Sociétés savantes, institutions officielles et même grandes revues médicales… au cours de ces dernières semaines, plusieurs voix de la communauté scientifique sont montées au créneau pour mettre en garde contre la cigarette électronique. Le feu couvait depuis longtemps et dès cet été, l’OMS avait ouvert le bal, jugeant qu’en l’état actuel des données de la science, la vape ne pouvait être recommandée comme une aide au sevrage.
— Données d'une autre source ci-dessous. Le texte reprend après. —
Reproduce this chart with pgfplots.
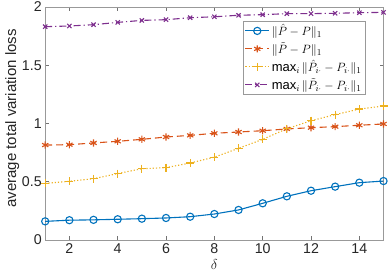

Depuis, l’épidémie de pathologies pulmonaires liées au vapotage qui sévit aux états-Unis (avec 26 morts et 1 300 personnes atteintes en date du 8 octobre) a accéléré le mouvement en ravivant la crainte d’une toxicité pulmonaire aiguë. Même si la piste du mésusage semble privilégiée (parmi les sujets atteints, 75 % utilisaient des produits issus du cannabis), la cause exacte de cet épisode reste inconnue et la tendance est à la prudence.
« DON’T smoke, DON’T Vape »
Début Octobre, la Société européenne de pneumologie a donc emboîté le pas à l’OMS et s’est prononcée, lors de son congrès annuel, contre l’usage de la e-cigarette y compris dans une optique de sevrage. Avec son nouveau mot d’ordre, « DON’T smoke, DON’T Vape », la société savante a choisi d’aligner sa position envers tous les nouveaux dérivés du tabac sur celle concernant la cigarette. Dans la même veine, le Lancet a publié samedi un éditorial sans concession appelant à mettre sur le même plan vapotage et cigarette en termes de santé publique. Tout en se montrant moins sévère que l’ERS, la Société de pneumologie de langue française a appelé elle aussi à la prudence. « Nous ne sommes pas pour l’instant dans une posture de bannissement systématique de la cigarette électronique, mais plutôt dans une attitude de restriction drastique des situations dans lesquelles on peut tolérer son utilisation », a expliqué son président lors d’une conférence scientifique. Pour le Pr Nicolas Roche, « l’utilisation de la cigarette électronique ne peut être acceptée que dans le cadre de tentatives de sevrage tabagique, en seconde intention ».
L’innocuité en question
Autant de prises de position qui traduisent le flou persistant autour du rapport bénéfice - risque du vapotage. Avec d’un côté une efficacité en termes de sevrage qui ne convainc pas encore complètement, et de l’autre de plus en plus d’interrogations sur les effets délétères potentiels.
Globalement, tout le tout monde s’accorde sur le fait que l’e-cigarette ne peut être que moins nocive que la cigarette classique. Mais « nous n’avons aucune preuve de son innocuité », insiste Nicolas Roche. Et si « sa toxicité clinique n’est pas démontrée, nous avons des preuves irréfutables de toxicité biologique avec des effets mesurables chez l’animal ». Une étude récente menée chez la souris suggère même que la nicotine vapotée pourrait être cancérogène… Mais pour le Pr Bertrand Dautzenberg (Pitié Salpêtrière, Paris), tabacologue convaincu de l’utilité de la vape, « toutes ces études menées sur des “cellules de poulet” n’ont aucune valeur dans la mesure elles sont conçues à l’avance pour être positives ».
L’efficacité de la cigarette électronique comme outil de sevrage est aussi discutée. En France, Santé publique France estime que 700 000 fumeurs quotidiens ont arrêté de fumer grâce à la cigarette électronique entre 2010 et 2017. Une étude randomisée parue au début de l’année dans le NEJM suggère par ailleurs que la vape serait presque deux fois plus efficace que les substituts nicotiniques, avec des taux d’abstinence de 18 % à un an. Mais ces données sont insuffisantes pour conclure, estiment les pneumologues qui s’inquiètent par ailleurs du fort taux de sujets qui continuent à vapoter une fois sevrés de la cigarette.
Une crainte que balaie le Pr Dautzenberg. « La plupart des vapoteurs s’arrêtent de vapoter rapidement », affirme-t-il, tout en soulignant que « contrairement à la cigarette classique, la vape ne produit pas de pics de nicotine et n’entretient donc pas la dépendance ».
« Je ne suis pas pour la cigarette électronique mais contre le tabac », insiste le tabacologue, qui comme de nombreux addictologues défend la politique du « moins pire ». Il s’inquiète que le bashing actuel de la e-cigarette ne débouche sur une reprise du tabagisme. En septembre, les ventes de e-cigarettes auraient chuté de 20 à 30 %, tandis que celles des cigarettes classiques sont restées stables alors qu’elles baissaient depuis plusieurs mois.